The role of this charter change, as Kniech sees it, is to act as a “final safeguard against nepotism or not being qualified, and it’s hopefully paving the way for collaboration, which benefits our residents, because a lot of them come to us for problem-solving, and therefore we go to these department heads.”

Sawyer has said the mayor’s office’s concerns are “reasonable and fair,” but she’s still not sold by them.

“If you can’t get seven members of a 13-member council to support someone who is going to be put in one of the top cabinet positions in the most powerful city in the state of Colorado,” she said, “then they shouldn’t be in that position in the first place.”

Sawyer’s initial proposal only required council approval of cabinet heads, but she and CdeBaca joined forces to include the sheriff and chiefs of fire and police after CdeBaca struggled to gather enough support from other council members to advance her proposal to make Denver’s sheriff an elected position.

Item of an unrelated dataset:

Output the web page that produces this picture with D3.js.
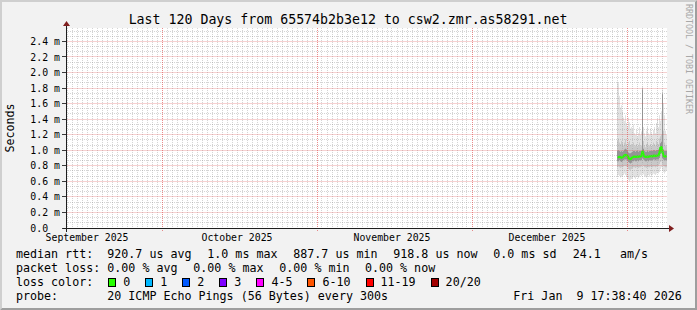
<!DOCTYPE html>
<html>
<head>
<meta charset="utf-8">
<style>
  html, body { margin: 0; padding: 0; background: #f2f2f2; }
  svg { display: block; }
  text { font-family: "DejaVu Sans Mono", monospace; white-space: pre; fill: #000; }
</style>
<script src="https://cdn.jsdelivr.net/npm/d3@7"></script>
</head>
<body>
<svg id="chart" width="697" height="310"></svg>
<script>
// time window of the graph and the samples (one sample per 4.8 h column)
const rangeStart = new Date(Date.UTC(2025, 8, 12));
const rangeEnd = new Date(Date.UTC(2026, 0, 10));
const firstSample = new Date(Date.UTC(2025, 11, 31));
const stepHours = 4.8;
const yMax = 2.572; // ms

// rtt in ms, one value per column
const rttMedian = [0.91, 0.91, 0.915, 0.91, 0.905, 0.91, 0.92, 0.935, 0.94, 0.935,
  0.93, 0.9, 0.89, 0.885, 0.895, 0.91, 0.915, 0.92, 0.915, 0.915,
  0.92, 0.915, 0.92, 0.92, 0.925, 0.985, 0.94, 0.92, 0.915, 0.915,
  0.92, 0.915, 0.92, 0.925, 0.925, 0.92, 0.93, 0.93, 0.925, 0.93,
  0.93, 0.935, 0.97, 1.03, 1.04, 0.98, 0.93, 0.92, 0.92, 0.925];
const rttMax = [1.88, 1.86, 1.7, 1.55, 1.58, 1.5, 1.42, 1.38, 1.45, 1.35,
  1.3, 1.42, 1.36, 1.28, 1.3, 1.25, 1.33, 1.22, 1.2, 1.26,
  1.18, 1.22, 1.3, 1.2, 1.24, 1.82, 1.3, 1.22, 1.18, 1.25,
  1.3, 1.22, 1.2, 1.28, 1.22, 1.2, 1.26, 1.3, 1.22, 1.35,
  1.4, 1.3, 1.45, 1.38, 1.5, 1.78, 1.6, 1.45, 1.25, 1.2];
const rttP90 = [1.12, 1.15, 1.1, 1.08, 1.12, 1.1, 1.06, 1.1, 1.14, 1.08,
  1.05, 1.1, 1.12, 1.06, 1.08, 1.04, 1.1, 1.05, 1.06, 1.08,
  1.04, 1.06, 1.1, 1.05, 1.06, 1.8, 1.12, 1.06, 1.04, 1.08,
  1.1, 1.05, 1.06, 1.08, 1.05, 1.06, 1.1, 1.08, 1.06, 1.12,
  1.1, 1.08, 1.15, 1.18, 1.2, 1.74, 1.25, 1.1, 1.06, 1.05];
const rttP75 = [0.99, 1.0, 0.99, 0.98, 0.99, 0.98, 0.99, 1.01, 1.02, 1.01,
  0.99, 0.97, 0.96, 0.96, 0.97, 0.98, 0.99, 0.99, 0.98, 0.99,
  0.99, 0.98, 0.99, 0.99, 0.99, 1.78, 1.02, 0.99, 0.98, 0.98,
  0.99, 0.98, 0.99, 0.99, 0.99, 0.99, 1.0, 1.0, 0.99, 1.0,
  1.0, 1.01, 1.04, 1.09, 1.11, 1.72, 1.01, 0.99, 0.99, 0.99];
const rttP25 = [0.86, 0.86, 0.87, 0.86, 0.85, 0.86, 0.87, 0.88, 0.88, 0.88,
  0.87, 0.85, 0.84, 0.83, 0.84, 0.86, 0.86, 0.87, 0.86, 0.86,
  0.87, 0.86, 0.87, 0.87, 0.87, 0.9, 0.88, 0.87, 0.86, 0.86,
  0.87, 0.86, 0.87, 0.87, 0.87, 0.87, 0.88, 0.88, 0.87, 0.88,
  0.88, 0.88, 0.9, 0.95, 0.96, 0.9, 0.88, 0.87, 0.87, 0.87];
const rttP10 = [0.78, 0.79, 0.78, 0.77, 0.78, 0.78, 0.79, 0.8, 0.8, 0.79,
  0.78, 0.76, 0.75, 0.75, 0.76, 0.77, 0.78, 0.78, 0.77, 0.78,
  0.78, 0.77, 0.78, 0.78, 0.79, 0.82, 0.8, 0.78, 0.78, 0.77,
  0.78, 0.78, 0.78, 0.79, 0.78, 0.78, 0.79, 0.79, 0.78, 0.79,
  0.8, 0.8, 0.82, 0.85, 0.86, 0.82, 0.8, 0.79, 0.78, 0.78];
const rttMin = [0.66, 0.68, 0.67, 0.65, 0.66, 0.67, 0.68, 0.7, 0.68, 0.66,
  0.64, 0.62, 0.6, 0.62, 0.63, 0.64, 0.66, 0.65, 0.63, 0.66,
  0.67, 0.64, 0.66, 0.68, 0.67, 0.7, 0.69, 0.67, 0.66, 0.65,
  0.67, 0.68, 0.66, 0.69, 0.67, 0.68, 0.7, 0.69, 0.68, 0.7,
  0.71, 0.7, 0.72, 0.76, 0.78, 0.74, 0.72, 0.7, 0.72, 0.74];

// axes
const yTicks = [0, 0.2, 0.4, 0.6, 0.8, 1.0, 1.2, 1.4, 1.6, 1.8, 2.0, 2.2, 2.4];
const yTickLabels = ["0.0", "0.2 m", "0.4 m", "0.6 m", "0.8 m", "1.0 m", "1.2 m",
  "1.4 m", "1.6 m", "1.8 m", "2.0 m", "2.2 m", "2.4 m"];
const majorGridDates = ["2025-10-01", "2025-11-01", "2025-12-02", "2026-01-02"];
const monthLabels = ["September 2025", "October 2025", "November 2025", "December 2025"];
const monthLabelDates = ["2025-09-16", "2025-10-16", "2025-11-16", "2025-12-17"];

// texts
const title = "Last 120 Days from 65574b2b3e12 to csw2.zmr.as58291.net";
const yTitle = "Seconds";
const rttLegend = ["median rtt:", "920.7 us avg", "1.0 ms max", "887.7 us min",
  "918.8 us now", "0.0 ms sd", "24.1", "am/s"];
const lossLegend = ["packet loss:", "0.00 % avg", "0.00 % max", "0.00 % min", "0.00 % now"];
const lossColorTitle = "loss color:";
const lossLabels = ["0", "1", "2", "3", "4-5", "6-10", "11-19", "20/20"];
const lossColors = ["#26ff00", "#00b8ff", "#0059ff", "#7e00ff", "#ff00ff", "#ff5500", "#ff0000", "#a10000"];
const probeLegend = ["probe:", "20 ICMP Echo Pings (56 Bytes) every 300s", "Fri Jan  9 17:38:40 2026"];
const watermark = "RRDTOOL / TOBI OETIKER";

const width = 697;
const height = 310;
const plot = { left: 67, right: 667, top: 28, bottom: 228 };
const svg = d3.select("#chart");
const crisp = (v) => Math.floor(v) + 0.5;
const parseDay = d3.utcParse("%Y-%m-%d");

const x = d3.scaleUtc().domain([rangeStart, rangeEnd]).range([plot.left, plot.right]);
const y = d3.scaleLinear().domain([0, yMax]).range([plot.bottom, plot.top]);

// background + 3d frame
svg.append("rect").attr("width", width).attr("height", height).attr("fill", "#f2f2f2");
svg.append("polygon")
  .attr("points", `0,0 ${width},0 ${width - 2},2 2,2 2,${height - 2} 0,${height}`)
  .attr("fill", "#cfcfcf");
svg.append("polygon")
  .attr("points", `${width},0 ${width},${height} 0,${height} 2,${height - 2} ${width - 2},${height - 2} ${width - 2},2`)
  .attr("fill", "#9e9e9e");
svg.append("rect")
  .attr("x", plot.left).attr("y", plot.top)
  .attr("width", plot.right - plot.left).attr("height", plot.bottom - plot.top)
  .attr("fill", "#ffffff");

svg.append("defs").append("clipPath").attr("id", "plotclip")
  .append("rect")
  .attr("x", plot.left).attr("y", plot.top)
  .attr("width", plot.right - plot.left).attr("height", plot.bottom - plot.top);

// samples
const stepMs = stepHours * 3600 * 1000;
const samples = rttMedian.map((m, i) => ({
  t: new Date(firstSample.getTime() + i * stepMs),
  med: m, min: rttMin[i], p10: rttP10[i], p25: rttP25[i],
  p75: rttP75[i], p90: rttP90[i], max: rttMax[i]
}));
const last = samples[samples.length - 1];
const stepped = samples.concat([{ ...last, t: new Date(last.t.getTime() + stepMs) }]);

const g = svg.append("g").attr("clip-path", "url(#plotclip)");
const smokeLayers = [
  { lo: "min", hi: "max", color: "#e2e2e2" },
  { lo: "p10", hi: "p90", color: "#c9c9c9" },
  { lo: "p25", hi: "p75", color: "#959595" }
];
smokeLayers.forEach((layer) => {
  const area = d3.area()
    .x((d) => x(d.t))
    .y0((d) => y(d[layer.lo]))
    .y1((d) => y(d[layer.hi]))
    .curve(d3.curveStepAfter);
  g.append("path").datum(stepped).attr("d", area).attr("fill", layer.color);
});

const medianLine = d3.line()
  .x((d) => x(new Date(d.t.getTime() + stepMs / 2)))
  .y((d) => y(d.med));
g.append("path").datum(samples)
  .attr("d", medianLine)
  .attr("fill", "none")
  .attr("stroke", lossColors[0])
  .attr("stroke-width", 2.2)
  .attr("stroke-linejoin", "round");

// grid (drawn over the data like rrdtool)
const grid = svg.append("g");
const minorColor = "rgba(143,143,143,0.38)";
const majorColor = "rgba(222,79,79,0.65)";
const majorTimes = majorGridDates.map((s) => +parseDay(s));

const days = d3.utcDay.range(rangeStart, rangeEnd).filter((d) => !majorTimes.includes(+d));
grid.selectAll("line.vminor").data(days).enter().append("line")
  .attr("class", "vminor")
  .attr("x1", (d) => crisp(x(d))).attr("x2", (d) => crisp(x(d)))
  .attr("y1", plot.top).attr("y2", plot.bottom + 2)
  .attr("stroke", minorColor).attr("stroke-dasharray", "1,1");

const minorStep = 0.2 / 3;
const yMinor = d3.range(1, Math.floor(yMax / minorStep) + 1)
  .filter((k) => k % 3 !== 0)
  .map((k) => k * minorStep);
grid.selectAll("line.hminor").data(yMinor).enter().append("line")
  .attr("class", "hminor")
  .attr("x1", plot.left - 1).attr("x2", plot.right)
  .attr("y1", (d) => crisp(y(d))).attr("y2", (d) => crisp(y(d)))
  .attr("stroke", minorColor).attr("stroke-dasharray", "1,1");

// major horizontal lines: light red, so they read as the dotted rrdtool rule
grid.selectAll("line.hmajor").data(yTicks.slice(1)).enter().append("line")
  .attr("class", "hmajor")
  .attr("x1", plot.left).attr("x2", plot.right)
  .attr("y1", (d) => crisp(y(d))).attr("y2", (d) => crisp(y(d)))
  .attr("stroke", "rgba(222,79,79,0.26)");

grid.selectAll("line.vmajor").data(majorGridDates.map(parseDay)).enter().append("line")
  .attr("class", "vmajor")
  .attr("x1", (d) => crisp(x(d))).attr("x2", (d) => crisp(x(d)))
  .attr("y1", plot.top).attr("y2", plot.bottom + 3)
  .attr("stroke", majorColor).attr("stroke-dasharray", "1,1");

// y ticks
grid.selectAll("line.ytick").data(yTicks).enter().append("line")
  .attr("class", "ytick")
  .attr("x1", plot.left - 5).attr("x2", plot.left - 1)
  .attr("y1", (d) => crisp(y(d))).attr("y2", (d) => crisp(y(d)))
  .attr("stroke", "#3a3a3a");

// axes + arrows
const axis = svg.append("g").attr("shape-rendering", "crispEdges");
axis.append("line")
  .attr("x1", plot.left - 4).attr("x2", plot.right + 3)
  .attr("y1", plot.bottom + 0.5).attr("y2", plot.bottom + 0.5)
  .attr("stroke", "#1f1f1f");
axis.append("line")
  .attr("x1", plot.left - 0.5).attr("x2", plot.left - 0.5)
  .attr("y1", plot.bottom + 4).attr("y2", plot.top - 3)
  .attr("stroke", "#1f1f1f");
svg.append("polygon")
  .attr("points", `${plot.right + 2},${plot.bottom - 3} ${plot.right + 2},${plot.bottom + 4} ${plot.right + 7},${plot.bottom + 0.5}`)
  .attr("fill", "#801f1f");
svg.append("polygon")
  .attr("points", `${plot.left - 4},${plot.top - 2} ${plot.left + 3},${plot.top - 2} ${plot.left - 0.5},${plot.top - 7}`)
  .attr("fill", "#801f1f");

// tick labels
svg.selectAll("text.ylab").data(yTicks).enter().append("text")
  .attr("class", "ylab")
  .attr("x", 30.3)
  .attr("y", (d) => y(d) + 3.6)
  .style("font-size", "9.83px")
  .text((d, i) => yTickLabels[i]);

svg.selectAll("text.xlab").data(monthLabelDates).enter().append("text")
  .attr("class", "xlab")
  .attr("x", (d) => x(parseDay(d)))
  .attr("y", 241.3)
  .attr("text-anchor", "middle")
  .style("font-size", "9.83px")
  .text((d, i) => monthLabels[i]);

// titles
svg.append("text")
  .attr("x", 348).attr("y", 23.5)
  .attr("text-anchor", "middle")
  .style("font-size", "13.26px")
  .text(title);

svg.append("text")
  .attr("transform", `translate(14,${(plot.top + plot.bottom) / 2}) rotate(-90)`)
  .attr("text-anchor", "middle")
  .style("font-size", "11.66px")
  .text(yTitle);

svg.append("text")
  .attr("transform", "translate(685.5,4) rotate(90)")
  .style("font-size", "8.3px")
  .style("fill", "#a8a8a8")
  .text(watermark);

// legend
const legendFont = "11.66px";
const charW = 7.02;
const rowBase = [258.3, 272.3, 286.3, 300.2];
const rttCols = [16, 107.3, 207.3, 293.3, 393.3, 493.3, 572.7, 620];
const lossCols = [16, 107.3, 193.3, 279.3, 365];
const probeCols = [16, 107.3, 513.3];

function legendRow(items, cols, base) {
  svg.selectAll(null).data(items).enter().append("text")
    .attr("x", (d, i) => cols[i])
    .attr("y", base)
    .style("font-size", legendFont)
    .text((d) => d);
}
legendRow(rttLegend, rttCols, rowBase[0]);
legendRow(lossLegend, lossCols, rowBase[1]);
legendRow([lossColorTitle], [16], rowBase[2]);
legendRow(probeLegend, probeCols, rowBase[3]);

let sx = 108.3;
lossLabels.forEach((label, i) => {
  svg.append("rect")
    .attr("x", Math.round(sx) + 0.5).attr("y", rowBase[2] - 8)
    .attr("width", 7).attr("height", 8)
    .attr("fill", lossColors[i])
    .attr("stroke", "#000")
    .attr("shape-rendering", "crispEdges");
  svg.append("text")
    .attr("x", sx + 15).attr("y", rowBase[2])
    .style("font-size", legendFont)
    .text(label);
  sx += 15 + charW * label.length + 15;
});
</script>
</body>
</html>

“We have a city where we have politicized agencies,” CdeBaca said Tuesday. “What we’re trying to do is at least create that balance – a check and a balance – for politicized agencies.”

If the Denver City Council refers the measure to the ballot, which Westword reports it’s positioned to do, voters will make the final call come November. 

Denver City Councilwomen Amanda Sawyer (left) and Candi CdeBaca present their charter amendment proposal during a Finance and Governance Committee hearing on June 9, 2020.